[Start of Dataset excerpt]

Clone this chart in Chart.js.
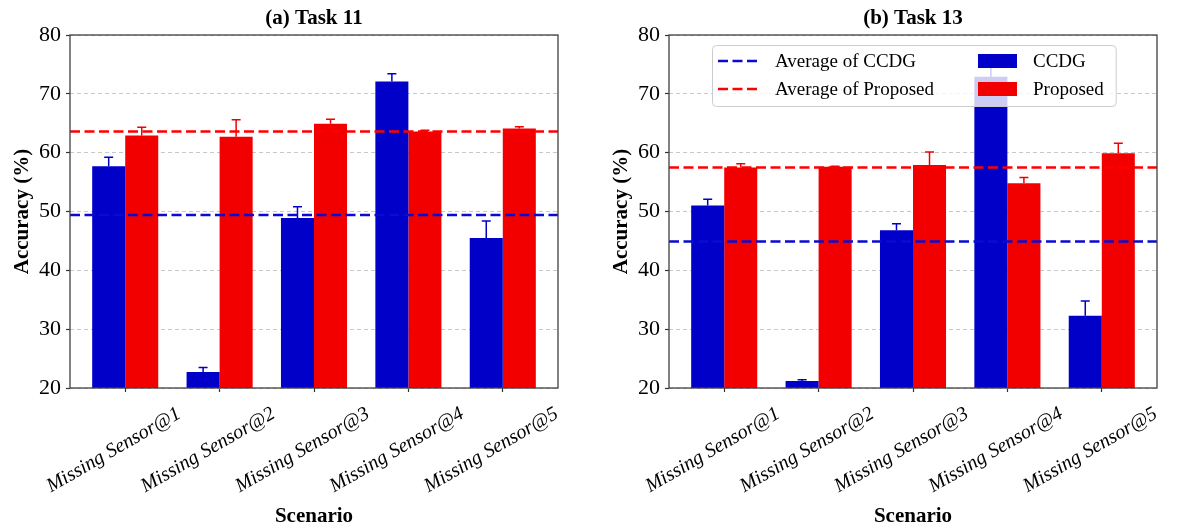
<!DOCTYPE html>
<html>
<head>
<meta charset="utf-8">
<script src="https://cdn.jsdelivr.net/npm/chart.js@4.4.0/dist/chart.umd.min.js"></script>
<style>
  html, body { margin: 0; padding: 0; background: #fff; }
  #wrap { position: relative; width: 1182px; height: 528px; }
  canvas { position: absolute; top: 0; }
</style>
</head>
<body>
<div id="wrap">
  <canvas id="chartA" width="590" height="528" style="left:0"></canvas>
  <canvas id="chartB" width="592" height="528" style="left:590px"></canvas>
</div>
<script>
// categories
var scenarios = ['Missing Sensor@1', 'Missing Sensor@2', 'Missing Sensor@3', 'Missing Sensor@4', 'Missing Sensor@5'];

// (a) Task 11
var task11Ccdg = [57.7, 22.7, 48.9, 72.1, 45.5];
var task11CcdgErr = [1.5, 0.8, 1.9, 1.3, 2.9];
var task11Proposed = [62.9, 62.7, 64.9, 63.6, 64.1];
var task11ProposedErr = [1.4, 2.9, 0.8, 0.2, 0.3];
var task11AvgCcdg = 49.4;
var task11AvgProposed = 63.6;

// (b) Task 13
var task13Ccdg = [51.0, 21.2, 46.8, 72.9, 32.3];
var task13CcdgErr = [1.1, 0.2, 1.1, 2.0, 2.5];
var task13Proposed = [57.5, 57.6, 57.9, 54.8, 59.9];
var task13ProposedErr = [0.6, 0.1, 2.2, 1.0, 1.7];
var task13AvgCcdg = 44.9;
var task13AvgProposed = 57.5;

// axis ranges
var yMin = 20, yMax = 80, yStep = 10;
var xMin = -0.585, xMax = 4.585;

var SERIF = "'Liberation Serif', 'Times New Roman', serif";
var BLUE = '#0000c8', RED = '#f20000';
var BLUE_LINE = '#0a0ad2', RED_LINE = '#ff0000';

Chart.defaults.font.family = SERIF;
Chart.defaults.color = '#000';

// error bars (only upward), drawn right after each bar dataset
var errorBars = {
  id: 'errorBars',
  afterDatasetDraw: function (chart, args) {
    var ds = chart.data.datasets[args.index];
    if (!ds.errors) return;
    var ctx = chart.ctx, yScale = chart.scales.y;
    ctx.save();
    ctx.strokeStyle = ds.backgroundColor;
    ctx.lineWidth = 1.5;
    args.meta.data.forEach(function (bar, i) {
      var top = yScale.getPixelForValue(ds.data[i].y + ds.errors[i]);
      ctx.beginPath();
      ctx.moveTo(bar.x, bar.y);
      ctx.lineTo(bar.x, top);
      ctx.moveTo(bar.x - 4.5, top);
      ctx.lineTo(bar.x + 4.5, top);
      ctx.stroke();
    });
    ctx.restore();
  }
};

// box around the plot area
var frame = {
  id: 'frame',
  afterDatasetsDraw: function (chart) {
    var a = chart.chartArea, ctx = chart.ctx;
    ctx.save();
    ctx.strokeStyle = '#404040';
    ctx.lineWidth = 1.3;
    ctx.strokeRect(a.left, a.top, a.right - a.left, a.bottom - a.top);
    ctx.restore();
  }
};

var panelTitle = {
  id: 'panelTitle',
  afterDraw: function (chart, args, opts) {
    var a = chart.chartArea, ctx = chart.ctx;
    ctx.save();
    ctx.font = 'bold 21px ' + SERIF;
    ctx.fillStyle = '#000';
    ctx.textAlign = 'center';
    ctx.textBaseline = 'middle';
    ctx.fillText(opts.text, (a.left + a.right) / 2, a.top - 16);
    ctx.restore();
  }
};

// two-column legend like matplotlib's ncol=2
var boxLegend = {
  id: 'boxLegend',
  afterDraw: function (chart, args, opts) {
    if (!opts.show) return;
    var ctx = chart.ctx, a = chart.chartArea;
    var lines = chart.data.datasets.filter(function (d) { return d.type === 'line'; });
    var bars = chart.data.datasets.filter(function (d) { return d.type === 'bar'; });
    ctx.save();
    ctx.font = '19px ' + SERIF;
    var w1 = 0, w2 = 0;
    lines.forEach(function (d) { w1 = Math.max(w1, ctx.measureText(d.label).width); });
    bars.forEach(function (d) { w2 = Math.max(w2, ctx.measureText(d.label).width); });
    var x0 = a.left + 43, y0 = a.top + 10;
    var col1Text = x0 + 63;
    var col2Handle = col1Text + w1 + 44;
    var col2Text = col2Handle + 55;
    var w = col2Text + w2 + 12 - x0, h = 61;

    ctx.fillStyle = 'rgba(255,255,255,0.8)';
    ctx.strokeStyle = '#cccccc';
    ctx.lineWidth = 1;
    ctx.beginPath();
    ctx.roundRect(x0 + 0.5, y0 + 0.5, w, h, 4);
    ctx.fill();
    ctx.stroke();

    ctx.textAlign = 'left';
    ctx.textBaseline = 'middle';
    for (var r = 0; r < 2; r++) {
      var cy = y0 + 16 + r * 28;
      var ld = lines[r], bd = bars[r];
      if (ld) {
        ctx.strokeStyle = ld.borderColor;
        ctx.lineWidth = ld.borderWidth;
        ctx.setLineDash(ld.borderDash);
        ctx.beginPath();
        ctx.moveTo(x0 + 6, cy);
        ctx.lineTo(x0 + 46, cy);
        ctx.stroke();
        ctx.setLineDash([]);
        ctx.fillStyle = '#000';
        ctx.fillText(ld.label, col1Text, cy + 1);
      }
      if (bd) {
        ctx.fillStyle = bd.backgroundColor;
        ctx.fillRect(col2Handle, cy - 7, 39, 14);
        ctx.fillStyle = '#000';
        ctx.fillText(bd.label, col2Text, cy + 1);
      }
    }
    ctx.restore();
  }
};

function points(values) {
  return values.map(function (v, i) { return { x: i, y: v }; });
}

function makeChart(id, cfg) {
  var datasets = [
    { type: 'line', label: 'Average of CCDG', data: [{ x: xMin, y: cfg.avgCcdg }, { x: xMax, y: cfg.avgCcdg }],
      borderColor: BLUE_LINE, borderWidth: 2.5, borderDash: [10, 4.5], pointRadius: 0, order: 0 },
    { type: 'line', label: 'Average of Proposed', data: [{ x: xMin, y: cfg.avgProposed }, { x: xMax, y: cfg.avgProposed }],
      borderColor: RED_LINE, borderWidth: 2.5, borderDash: [10, 4.5], pointRadius: 0, order: 0 },
    { type: 'bar', label: 'CCDG', data: points(cfg.ccdg), errors: cfg.ccdgErr,
      backgroundColor: BLUE, borderWidth: 0, categoryPercentage: 0.7, barPercentage: 1.0, order: 1 },
    { type: 'bar', label: 'Proposed', data: points(cfg.proposed), errors: cfg.proposedErr,
      backgroundColor: RED, borderWidth: 0, categoryPercentage: 0.7, barPercentage: 1.0, order: 1 }
  ];

  return new Chart(document.getElementById(id), {
    data: { datasets: datasets },
    plugins: [errorBars, frame, panelTitle, boxLegend],
    options: {
      responsive: false,
      animation: false,
      layout: { padding: { top: 35, right: cfg.rightPad, left: 0, bottom: 0 } },
      plugins: {
        legend: { display: false },
        tooltip: { enabled: false },
        panelTitle: { text: cfg.title },
        boxLegend: { show: cfg.legend }
      },
      scales: {
        x: {
          type: 'linear',
          min: xMin,
          max: xMax,
          offset: false,
          grid: { offset: false, drawOnChartArea: false, tickLength: 4, tickColor: '#333', tickWidth: 1.2 },
          border: { display: false },
          ticks: {
            stepSize: 1,
            autoSkip: false,
            includeBounds: false,
            minRotation: 30,
            maxRotation: 30,
            labelOffset: 54,
            padding: 10,
            color: '#000',
            font: { family: SERIF, size: 20, style: 'italic' },
            callback: function (v) { return scenarios[v]; }
          },
          title: {
            display: true,
            text: 'Scenario',
            color: '#000',
            font: { family: SERIF, size: 21, weight: 'bold', lineHeight: 1.1 },
            padding: { top: 0, bottom: 0 }
          },
          afterFit: function (s) { s.height = 140; s.paddingLeft = 0; s.paddingRight = 0; }
        },
        y: {
          min: yMin,
          max: yMax,
          grid: { color: '#c8c8c8', lineWidth: 1, tickLength: 4, tickColor: '#333', tickWidth: 1.2, tickBorderDash: [] },
          border: { display: false, dash: [4, 3] },
          ticks: { stepSize: yStep, padding: 5, color: '#000', font: { family: SERIF, size: 22 } },
          title: {
            display: true,
            text: 'Accuracy (%)',
            color: '#000',
            font: { family: SERIF, size: 21, weight: 'bold' },
            padding: { top: cfg.yTitlePad, bottom: 0 }
          },
          afterFit: function (s) { s.width = cfg.leftW; s.paddingTop = 0; s.paddingBottom = 0; }
        }
      }
    }
  });
}

makeChart('chartA', {
  title: '(a) Task 11',
  ccdg: task11Ccdg, ccdgErr: task11CcdgErr,
  proposed: task11Proposed, proposedErr: task11ProposedErr,
  avgCcdg: task11AvgCcdg, avgProposed: task11AvgProposed,
  leftW: 70, rightPad: 32, yTitlePad: 9.5, legend: false
});

makeChart('chartB', {
  title: '(b) Task 13',
  ccdg: task13Ccdg, ccdgErr: task13CcdgErr,
  proposed: task13Proposed, proposedErr: task13ProposedErr,
  avgCcdg: task13AvgCcdg, avgProposed: task13AvgProposed,
  leftW: 79, rightPad: 25, yTitlePad: 18.5, legend: true
});
</script>
</body>
</html>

[End of Dataset excerpt]

Exercise prompt - Please restate the material above line by line, exactly, beginning at its first line and ending with the line that contains "var scenarios = ['Missing", without any pictures.

Full response -
Clone this chart in Chart.js.
<!DOCTYPE html>
<html>
<head>
<meta charset="utf-8">
<script src="https://cdn.jsdelivr.net/npm/chart.js@4.4.0/dist/chart.umd.min.js"></script>
<style>
  html, body { margin: 0; padding: 0; background: #fff; }
  #wrap { position: relative; width: 1182px; height: 528px; }
  canvas { position: absolute; top: 0; }
</style>
</head>
<body>
<div id="wrap">
  <canvas id="chartA" width="590" height="528" style="left:0"></canvas>
  <canvas id="chartB" width="592" height="528" style="left:590px"></canvas>
</div>
<script>
// categories
var scenarios = ['Missing Sensor@1', 'Missing Sensor@2', 'Missing Sensor@3', 'Missing Sensor@4', 'Missing Sensor@5'];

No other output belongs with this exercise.